═══ Data excerpts ═══
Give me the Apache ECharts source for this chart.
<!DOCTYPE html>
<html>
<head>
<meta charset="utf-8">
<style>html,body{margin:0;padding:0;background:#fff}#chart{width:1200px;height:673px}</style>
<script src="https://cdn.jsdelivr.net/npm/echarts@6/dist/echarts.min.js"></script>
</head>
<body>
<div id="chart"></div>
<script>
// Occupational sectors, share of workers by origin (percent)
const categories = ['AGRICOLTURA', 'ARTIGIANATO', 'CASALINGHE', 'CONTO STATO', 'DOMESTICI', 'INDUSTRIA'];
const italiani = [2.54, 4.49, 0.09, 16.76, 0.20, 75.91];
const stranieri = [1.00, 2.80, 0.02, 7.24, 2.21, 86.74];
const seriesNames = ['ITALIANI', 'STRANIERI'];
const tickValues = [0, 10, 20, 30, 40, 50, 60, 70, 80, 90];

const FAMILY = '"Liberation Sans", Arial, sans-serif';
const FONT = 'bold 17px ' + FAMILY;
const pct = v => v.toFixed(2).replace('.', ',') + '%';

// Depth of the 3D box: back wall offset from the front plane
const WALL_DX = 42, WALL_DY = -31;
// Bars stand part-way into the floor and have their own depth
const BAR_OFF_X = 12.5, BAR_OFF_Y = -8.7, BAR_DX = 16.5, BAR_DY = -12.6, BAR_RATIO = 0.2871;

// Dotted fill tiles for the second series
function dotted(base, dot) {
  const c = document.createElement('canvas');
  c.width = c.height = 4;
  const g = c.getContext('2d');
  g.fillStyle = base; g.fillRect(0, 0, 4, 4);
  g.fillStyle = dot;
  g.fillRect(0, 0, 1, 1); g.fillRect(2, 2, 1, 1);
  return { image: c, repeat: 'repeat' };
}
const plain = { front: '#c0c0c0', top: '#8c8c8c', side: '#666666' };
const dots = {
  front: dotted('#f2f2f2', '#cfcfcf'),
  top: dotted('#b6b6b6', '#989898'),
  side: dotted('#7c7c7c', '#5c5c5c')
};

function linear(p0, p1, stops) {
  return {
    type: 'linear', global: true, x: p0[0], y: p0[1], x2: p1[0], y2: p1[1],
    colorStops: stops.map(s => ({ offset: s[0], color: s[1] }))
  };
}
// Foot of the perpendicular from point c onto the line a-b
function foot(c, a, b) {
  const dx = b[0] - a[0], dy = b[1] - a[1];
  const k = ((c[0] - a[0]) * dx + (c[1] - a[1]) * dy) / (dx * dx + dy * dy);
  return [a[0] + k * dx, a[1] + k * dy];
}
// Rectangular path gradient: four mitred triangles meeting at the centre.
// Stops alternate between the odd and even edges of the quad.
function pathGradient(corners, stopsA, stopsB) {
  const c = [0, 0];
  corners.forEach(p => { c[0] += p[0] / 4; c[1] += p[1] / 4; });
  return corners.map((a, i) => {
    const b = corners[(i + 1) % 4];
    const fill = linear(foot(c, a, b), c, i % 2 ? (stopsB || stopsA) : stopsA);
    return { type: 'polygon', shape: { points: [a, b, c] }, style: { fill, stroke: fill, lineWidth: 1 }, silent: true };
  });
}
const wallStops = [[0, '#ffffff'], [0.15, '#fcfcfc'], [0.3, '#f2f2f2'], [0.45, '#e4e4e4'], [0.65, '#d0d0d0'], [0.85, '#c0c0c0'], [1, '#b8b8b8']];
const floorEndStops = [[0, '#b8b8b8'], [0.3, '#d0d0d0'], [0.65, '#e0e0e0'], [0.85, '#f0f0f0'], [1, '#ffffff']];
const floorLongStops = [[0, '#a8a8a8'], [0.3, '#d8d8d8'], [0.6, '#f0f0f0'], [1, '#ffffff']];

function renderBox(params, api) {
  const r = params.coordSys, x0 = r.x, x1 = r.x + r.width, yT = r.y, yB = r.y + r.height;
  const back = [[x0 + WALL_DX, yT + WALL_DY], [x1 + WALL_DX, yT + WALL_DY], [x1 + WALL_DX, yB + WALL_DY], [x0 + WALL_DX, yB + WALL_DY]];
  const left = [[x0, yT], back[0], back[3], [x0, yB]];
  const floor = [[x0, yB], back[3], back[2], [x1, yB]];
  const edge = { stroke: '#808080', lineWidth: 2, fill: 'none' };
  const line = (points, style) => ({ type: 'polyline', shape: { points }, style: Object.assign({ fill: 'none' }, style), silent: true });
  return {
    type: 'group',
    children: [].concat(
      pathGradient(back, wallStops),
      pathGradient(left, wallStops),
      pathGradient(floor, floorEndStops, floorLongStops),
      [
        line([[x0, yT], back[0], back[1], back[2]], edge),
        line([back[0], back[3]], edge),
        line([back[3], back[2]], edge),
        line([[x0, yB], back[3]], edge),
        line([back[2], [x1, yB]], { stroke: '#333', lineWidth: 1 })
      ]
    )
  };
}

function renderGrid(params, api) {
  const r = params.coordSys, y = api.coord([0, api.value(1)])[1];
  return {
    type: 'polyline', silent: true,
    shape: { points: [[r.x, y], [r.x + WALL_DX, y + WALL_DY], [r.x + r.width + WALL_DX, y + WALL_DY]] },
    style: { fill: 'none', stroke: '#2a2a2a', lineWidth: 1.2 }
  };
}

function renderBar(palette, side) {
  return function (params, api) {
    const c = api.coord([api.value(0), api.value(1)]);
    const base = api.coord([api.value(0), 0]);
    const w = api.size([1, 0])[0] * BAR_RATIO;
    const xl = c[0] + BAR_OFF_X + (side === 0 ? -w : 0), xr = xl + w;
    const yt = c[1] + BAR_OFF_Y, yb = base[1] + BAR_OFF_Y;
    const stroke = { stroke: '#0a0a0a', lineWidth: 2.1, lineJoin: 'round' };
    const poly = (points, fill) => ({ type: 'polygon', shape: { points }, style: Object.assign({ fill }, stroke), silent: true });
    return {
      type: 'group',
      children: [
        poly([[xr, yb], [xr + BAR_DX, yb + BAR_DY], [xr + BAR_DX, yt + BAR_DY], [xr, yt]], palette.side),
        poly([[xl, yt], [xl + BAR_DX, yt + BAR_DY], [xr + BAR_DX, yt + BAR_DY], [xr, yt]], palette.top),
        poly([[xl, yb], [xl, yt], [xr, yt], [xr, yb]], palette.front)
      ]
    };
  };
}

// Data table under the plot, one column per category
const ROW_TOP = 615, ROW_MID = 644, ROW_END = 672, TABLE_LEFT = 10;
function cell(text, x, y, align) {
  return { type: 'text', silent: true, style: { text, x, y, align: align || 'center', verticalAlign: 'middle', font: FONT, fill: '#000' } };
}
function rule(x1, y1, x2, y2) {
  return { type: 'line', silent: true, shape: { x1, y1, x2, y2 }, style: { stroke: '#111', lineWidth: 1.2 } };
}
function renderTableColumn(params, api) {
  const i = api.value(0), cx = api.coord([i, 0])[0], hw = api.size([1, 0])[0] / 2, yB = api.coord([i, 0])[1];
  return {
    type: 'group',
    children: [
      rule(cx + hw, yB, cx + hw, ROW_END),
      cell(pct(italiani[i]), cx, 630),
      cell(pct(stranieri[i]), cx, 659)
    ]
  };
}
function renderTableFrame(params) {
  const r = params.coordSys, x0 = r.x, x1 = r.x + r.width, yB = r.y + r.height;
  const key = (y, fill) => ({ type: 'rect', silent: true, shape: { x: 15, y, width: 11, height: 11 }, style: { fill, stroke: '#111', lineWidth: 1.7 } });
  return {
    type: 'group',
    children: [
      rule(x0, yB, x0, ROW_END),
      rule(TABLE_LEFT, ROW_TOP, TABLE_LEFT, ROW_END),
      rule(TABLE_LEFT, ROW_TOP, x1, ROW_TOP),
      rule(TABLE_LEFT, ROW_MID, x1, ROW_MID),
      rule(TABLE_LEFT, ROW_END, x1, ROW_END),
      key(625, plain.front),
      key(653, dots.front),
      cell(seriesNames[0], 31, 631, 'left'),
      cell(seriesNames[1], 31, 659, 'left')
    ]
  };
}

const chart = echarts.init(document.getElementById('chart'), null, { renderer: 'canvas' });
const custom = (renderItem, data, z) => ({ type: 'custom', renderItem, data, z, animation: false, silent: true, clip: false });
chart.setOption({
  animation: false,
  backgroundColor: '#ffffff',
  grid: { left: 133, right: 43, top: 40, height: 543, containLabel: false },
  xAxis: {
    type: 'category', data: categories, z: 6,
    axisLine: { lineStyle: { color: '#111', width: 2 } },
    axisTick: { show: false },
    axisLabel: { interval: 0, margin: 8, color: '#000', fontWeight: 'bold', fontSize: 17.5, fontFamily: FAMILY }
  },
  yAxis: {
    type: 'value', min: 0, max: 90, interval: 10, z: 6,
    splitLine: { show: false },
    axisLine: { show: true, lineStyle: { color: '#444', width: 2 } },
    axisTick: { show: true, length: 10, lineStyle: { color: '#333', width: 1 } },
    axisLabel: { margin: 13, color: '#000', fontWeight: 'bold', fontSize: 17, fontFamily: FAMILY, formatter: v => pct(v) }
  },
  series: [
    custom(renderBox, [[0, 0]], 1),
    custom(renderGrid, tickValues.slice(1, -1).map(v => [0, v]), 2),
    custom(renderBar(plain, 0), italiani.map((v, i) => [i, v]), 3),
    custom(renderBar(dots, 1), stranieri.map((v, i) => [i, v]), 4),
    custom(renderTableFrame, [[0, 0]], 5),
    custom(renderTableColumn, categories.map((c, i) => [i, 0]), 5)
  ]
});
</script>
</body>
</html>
═══
═══ Data excerpts ═══
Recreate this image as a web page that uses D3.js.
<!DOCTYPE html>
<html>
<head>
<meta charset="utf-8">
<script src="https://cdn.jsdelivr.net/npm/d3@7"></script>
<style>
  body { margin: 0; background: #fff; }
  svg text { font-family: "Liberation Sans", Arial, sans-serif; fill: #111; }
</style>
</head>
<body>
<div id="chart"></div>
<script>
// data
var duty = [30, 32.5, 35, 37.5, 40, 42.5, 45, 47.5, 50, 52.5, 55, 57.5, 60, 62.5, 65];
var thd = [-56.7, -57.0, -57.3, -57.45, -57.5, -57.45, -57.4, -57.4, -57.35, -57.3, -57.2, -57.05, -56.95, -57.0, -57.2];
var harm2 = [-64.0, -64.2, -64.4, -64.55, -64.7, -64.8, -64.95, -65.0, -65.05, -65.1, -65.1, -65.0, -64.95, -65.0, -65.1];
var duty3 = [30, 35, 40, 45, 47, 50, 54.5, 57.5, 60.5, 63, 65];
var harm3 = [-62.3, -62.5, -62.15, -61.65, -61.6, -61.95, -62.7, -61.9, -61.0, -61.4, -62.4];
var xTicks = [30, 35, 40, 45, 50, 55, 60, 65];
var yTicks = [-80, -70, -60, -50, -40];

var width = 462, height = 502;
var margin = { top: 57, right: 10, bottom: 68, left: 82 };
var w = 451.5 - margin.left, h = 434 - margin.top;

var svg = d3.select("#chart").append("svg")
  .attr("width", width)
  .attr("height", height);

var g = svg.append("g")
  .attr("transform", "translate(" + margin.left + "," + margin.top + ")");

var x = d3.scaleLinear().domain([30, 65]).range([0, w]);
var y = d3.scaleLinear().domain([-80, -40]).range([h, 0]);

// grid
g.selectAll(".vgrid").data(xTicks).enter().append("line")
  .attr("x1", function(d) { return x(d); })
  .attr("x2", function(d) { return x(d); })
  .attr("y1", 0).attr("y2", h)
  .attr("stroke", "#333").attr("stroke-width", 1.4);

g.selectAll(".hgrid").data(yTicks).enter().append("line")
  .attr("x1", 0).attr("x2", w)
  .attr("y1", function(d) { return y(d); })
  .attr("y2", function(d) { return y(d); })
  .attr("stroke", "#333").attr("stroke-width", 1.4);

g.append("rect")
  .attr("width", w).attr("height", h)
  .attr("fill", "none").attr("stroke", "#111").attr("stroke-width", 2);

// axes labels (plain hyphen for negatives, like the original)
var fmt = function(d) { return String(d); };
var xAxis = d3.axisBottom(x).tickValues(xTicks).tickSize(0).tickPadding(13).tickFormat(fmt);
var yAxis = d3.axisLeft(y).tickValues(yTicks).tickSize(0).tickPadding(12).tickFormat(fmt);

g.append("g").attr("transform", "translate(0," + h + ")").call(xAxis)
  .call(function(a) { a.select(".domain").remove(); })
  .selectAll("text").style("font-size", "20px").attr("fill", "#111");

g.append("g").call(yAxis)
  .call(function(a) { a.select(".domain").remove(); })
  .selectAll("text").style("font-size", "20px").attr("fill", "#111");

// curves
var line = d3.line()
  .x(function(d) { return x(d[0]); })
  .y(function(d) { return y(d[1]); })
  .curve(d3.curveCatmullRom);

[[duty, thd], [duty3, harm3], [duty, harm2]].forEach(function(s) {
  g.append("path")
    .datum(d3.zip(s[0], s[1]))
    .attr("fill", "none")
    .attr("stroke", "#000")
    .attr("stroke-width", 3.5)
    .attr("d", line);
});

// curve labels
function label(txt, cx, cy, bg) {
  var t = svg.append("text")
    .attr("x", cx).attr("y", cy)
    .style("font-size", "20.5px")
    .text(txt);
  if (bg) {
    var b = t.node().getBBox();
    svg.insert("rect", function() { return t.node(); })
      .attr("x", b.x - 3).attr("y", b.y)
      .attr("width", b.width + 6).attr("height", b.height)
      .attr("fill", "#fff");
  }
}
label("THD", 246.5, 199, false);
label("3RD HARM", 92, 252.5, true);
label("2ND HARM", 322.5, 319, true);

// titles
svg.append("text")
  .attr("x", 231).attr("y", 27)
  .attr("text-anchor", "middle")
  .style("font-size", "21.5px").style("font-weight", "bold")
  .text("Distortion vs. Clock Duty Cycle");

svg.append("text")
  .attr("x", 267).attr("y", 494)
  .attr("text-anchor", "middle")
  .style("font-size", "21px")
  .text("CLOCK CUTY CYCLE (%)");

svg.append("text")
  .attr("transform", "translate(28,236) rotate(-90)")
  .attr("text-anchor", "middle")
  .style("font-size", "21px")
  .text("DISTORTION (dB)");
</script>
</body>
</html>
═══
═══ Data excerpts ═══
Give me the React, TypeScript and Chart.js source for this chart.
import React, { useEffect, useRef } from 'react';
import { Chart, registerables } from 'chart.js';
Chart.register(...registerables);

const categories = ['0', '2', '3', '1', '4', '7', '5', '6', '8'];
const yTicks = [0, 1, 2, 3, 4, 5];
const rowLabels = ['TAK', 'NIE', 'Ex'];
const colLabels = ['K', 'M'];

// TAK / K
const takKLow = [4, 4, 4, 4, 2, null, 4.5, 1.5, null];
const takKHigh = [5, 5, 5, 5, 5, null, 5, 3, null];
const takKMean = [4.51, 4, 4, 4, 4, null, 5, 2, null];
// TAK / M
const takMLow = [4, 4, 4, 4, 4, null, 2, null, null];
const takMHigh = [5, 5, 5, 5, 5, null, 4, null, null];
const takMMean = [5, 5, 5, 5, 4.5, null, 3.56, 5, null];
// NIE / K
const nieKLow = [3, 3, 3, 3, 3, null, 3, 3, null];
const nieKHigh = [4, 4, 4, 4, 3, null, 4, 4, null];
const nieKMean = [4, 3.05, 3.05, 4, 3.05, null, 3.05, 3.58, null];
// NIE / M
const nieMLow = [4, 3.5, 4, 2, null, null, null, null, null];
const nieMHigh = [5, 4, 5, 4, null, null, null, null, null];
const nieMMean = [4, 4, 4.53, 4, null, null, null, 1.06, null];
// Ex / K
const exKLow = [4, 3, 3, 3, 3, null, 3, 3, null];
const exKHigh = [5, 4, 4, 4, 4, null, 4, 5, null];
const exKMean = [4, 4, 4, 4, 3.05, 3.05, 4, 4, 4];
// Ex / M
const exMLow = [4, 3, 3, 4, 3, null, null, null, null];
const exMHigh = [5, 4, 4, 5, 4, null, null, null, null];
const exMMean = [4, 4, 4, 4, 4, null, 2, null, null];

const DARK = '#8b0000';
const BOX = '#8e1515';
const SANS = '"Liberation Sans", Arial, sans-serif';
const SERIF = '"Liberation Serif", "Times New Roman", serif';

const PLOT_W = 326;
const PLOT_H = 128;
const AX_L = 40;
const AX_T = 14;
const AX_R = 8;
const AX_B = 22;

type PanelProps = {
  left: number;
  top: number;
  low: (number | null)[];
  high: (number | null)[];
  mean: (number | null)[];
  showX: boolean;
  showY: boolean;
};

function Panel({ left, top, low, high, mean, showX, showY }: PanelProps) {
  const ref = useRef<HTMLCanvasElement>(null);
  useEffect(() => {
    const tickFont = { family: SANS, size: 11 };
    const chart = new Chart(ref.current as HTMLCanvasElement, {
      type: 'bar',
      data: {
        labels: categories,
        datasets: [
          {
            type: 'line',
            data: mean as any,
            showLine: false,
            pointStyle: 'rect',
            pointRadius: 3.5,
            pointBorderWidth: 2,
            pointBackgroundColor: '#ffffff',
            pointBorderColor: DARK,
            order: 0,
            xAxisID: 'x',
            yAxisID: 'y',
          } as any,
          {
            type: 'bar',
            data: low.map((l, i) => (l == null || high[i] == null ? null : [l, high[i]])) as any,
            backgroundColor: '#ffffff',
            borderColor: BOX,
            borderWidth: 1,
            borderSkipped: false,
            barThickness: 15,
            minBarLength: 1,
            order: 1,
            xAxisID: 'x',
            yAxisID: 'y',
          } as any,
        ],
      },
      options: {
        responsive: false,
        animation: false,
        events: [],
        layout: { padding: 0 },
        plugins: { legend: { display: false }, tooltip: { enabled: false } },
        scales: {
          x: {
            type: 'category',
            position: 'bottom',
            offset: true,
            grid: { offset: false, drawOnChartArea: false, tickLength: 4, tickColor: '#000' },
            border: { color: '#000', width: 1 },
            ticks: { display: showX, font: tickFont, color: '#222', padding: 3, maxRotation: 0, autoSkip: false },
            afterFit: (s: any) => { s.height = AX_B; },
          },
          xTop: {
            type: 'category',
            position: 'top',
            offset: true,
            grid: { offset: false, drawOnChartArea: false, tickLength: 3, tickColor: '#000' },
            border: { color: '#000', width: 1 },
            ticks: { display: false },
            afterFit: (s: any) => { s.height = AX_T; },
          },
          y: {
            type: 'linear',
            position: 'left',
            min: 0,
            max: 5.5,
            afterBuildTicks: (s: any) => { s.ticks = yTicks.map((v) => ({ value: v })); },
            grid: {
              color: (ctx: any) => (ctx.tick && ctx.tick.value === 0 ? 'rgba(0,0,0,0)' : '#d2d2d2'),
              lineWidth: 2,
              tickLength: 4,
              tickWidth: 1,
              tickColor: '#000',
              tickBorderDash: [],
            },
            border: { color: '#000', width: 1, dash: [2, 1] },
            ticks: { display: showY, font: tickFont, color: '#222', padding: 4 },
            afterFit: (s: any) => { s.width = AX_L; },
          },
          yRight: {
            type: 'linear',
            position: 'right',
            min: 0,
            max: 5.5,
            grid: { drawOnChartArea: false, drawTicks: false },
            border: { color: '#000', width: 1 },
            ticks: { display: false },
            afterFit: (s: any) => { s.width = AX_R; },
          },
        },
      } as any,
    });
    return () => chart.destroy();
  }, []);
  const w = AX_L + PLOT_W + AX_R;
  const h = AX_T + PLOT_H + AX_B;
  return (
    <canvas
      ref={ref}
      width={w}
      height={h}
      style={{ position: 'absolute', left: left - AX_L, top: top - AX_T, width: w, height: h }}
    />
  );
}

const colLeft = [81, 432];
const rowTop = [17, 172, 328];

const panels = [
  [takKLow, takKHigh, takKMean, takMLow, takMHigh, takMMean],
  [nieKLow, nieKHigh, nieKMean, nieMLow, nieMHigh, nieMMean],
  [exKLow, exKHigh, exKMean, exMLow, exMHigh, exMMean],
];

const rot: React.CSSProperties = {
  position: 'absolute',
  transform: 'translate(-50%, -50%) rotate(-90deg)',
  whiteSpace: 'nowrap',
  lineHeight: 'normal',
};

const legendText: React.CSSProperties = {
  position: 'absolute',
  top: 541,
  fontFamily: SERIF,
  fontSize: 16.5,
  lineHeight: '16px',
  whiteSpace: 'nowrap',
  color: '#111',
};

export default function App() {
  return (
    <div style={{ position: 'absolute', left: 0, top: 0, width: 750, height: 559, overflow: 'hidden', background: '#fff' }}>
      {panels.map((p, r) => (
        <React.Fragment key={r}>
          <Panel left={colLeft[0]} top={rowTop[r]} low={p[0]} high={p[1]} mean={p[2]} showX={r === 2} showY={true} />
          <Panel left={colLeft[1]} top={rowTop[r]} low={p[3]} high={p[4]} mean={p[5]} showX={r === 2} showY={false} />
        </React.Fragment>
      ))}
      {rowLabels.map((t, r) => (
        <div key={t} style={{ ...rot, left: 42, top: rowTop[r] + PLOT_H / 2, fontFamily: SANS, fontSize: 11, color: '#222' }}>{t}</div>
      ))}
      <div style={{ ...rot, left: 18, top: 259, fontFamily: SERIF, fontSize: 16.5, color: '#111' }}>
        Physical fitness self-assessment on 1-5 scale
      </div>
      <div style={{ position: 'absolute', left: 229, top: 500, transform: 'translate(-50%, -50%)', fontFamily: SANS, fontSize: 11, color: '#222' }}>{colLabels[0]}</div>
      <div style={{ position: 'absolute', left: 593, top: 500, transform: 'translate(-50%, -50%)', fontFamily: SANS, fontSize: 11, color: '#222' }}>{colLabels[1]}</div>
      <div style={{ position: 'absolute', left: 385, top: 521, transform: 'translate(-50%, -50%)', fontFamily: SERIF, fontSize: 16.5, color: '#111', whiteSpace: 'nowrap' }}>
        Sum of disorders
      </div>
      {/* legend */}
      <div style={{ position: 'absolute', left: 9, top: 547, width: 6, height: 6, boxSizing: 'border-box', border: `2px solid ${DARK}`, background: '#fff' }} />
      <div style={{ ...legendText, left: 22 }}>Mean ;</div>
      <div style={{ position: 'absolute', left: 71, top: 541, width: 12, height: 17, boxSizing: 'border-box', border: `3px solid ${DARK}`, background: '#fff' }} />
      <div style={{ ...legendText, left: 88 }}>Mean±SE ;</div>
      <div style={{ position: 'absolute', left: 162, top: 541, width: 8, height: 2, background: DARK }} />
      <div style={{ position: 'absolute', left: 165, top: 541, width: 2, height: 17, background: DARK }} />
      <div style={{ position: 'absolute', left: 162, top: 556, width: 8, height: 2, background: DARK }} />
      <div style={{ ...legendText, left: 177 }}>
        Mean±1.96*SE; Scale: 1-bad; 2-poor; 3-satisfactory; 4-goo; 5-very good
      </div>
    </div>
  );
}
═══
* Problem details
Reproduce, without alteration, solely the lines beginning at the line that includes "Give me the Apache" and ending at the line that includes "const BAR_OFF_X = 12.5, BAR_OFF_Y", both lines included.

* Final result
Give me the Apache ECharts source for this chart.
<!DOCTYPE html>
<html>
<head>
<meta charset="utf-8">
<style>html,body{margin:0;padding:0;background:#fff}#chart{width:1200px;height:673px}</style>
<script src="https://cdn.jsdelivr.net/npm/echarts@6/dist/echarts.min.js"></script>
</head>
<body>
<div id="chart"></div>
<script>
// Occupational sectors, share of workers by origin (percent)
const categories = ['AGRICOLTURA', 'ARTIGIANATO', 'CASALINGHE', 'CONTO STATO', 'DOMESTICI', 'INDUSTRIA'];
const italiani = [2.54, 4.49, 0.09, 16.76, 0.20, 75.91];
const stranieri = [1.00, 2.80, 0.02, 7.24, 2.21, 86.74];
const seriesNames = ['ITALIANI', 'STRANIERI'];
const tickValues = [0, 10, 20, 30, 40, 50, 60, 70, 80, 90];

const FAMILY = '"Liberation Sans", Arial, sans-serif';
const FONT = 'bold 17px ' + FAMILY;
const pct = v => v.toFixed(2).replace('.', ',') + '%';

// Depth of the 3D box: back wall offset from the front plane
const WALL_DX = 42, WALL_DY = -31;
// Bars stand part-way into the floor and have their own depth
const BAR_OFF_X = 12.5, BAR_OFF_Y = -8.7, BAR_DX = 16.5, BAR_DY = -12.6, BAR_RATIO = 0.2871;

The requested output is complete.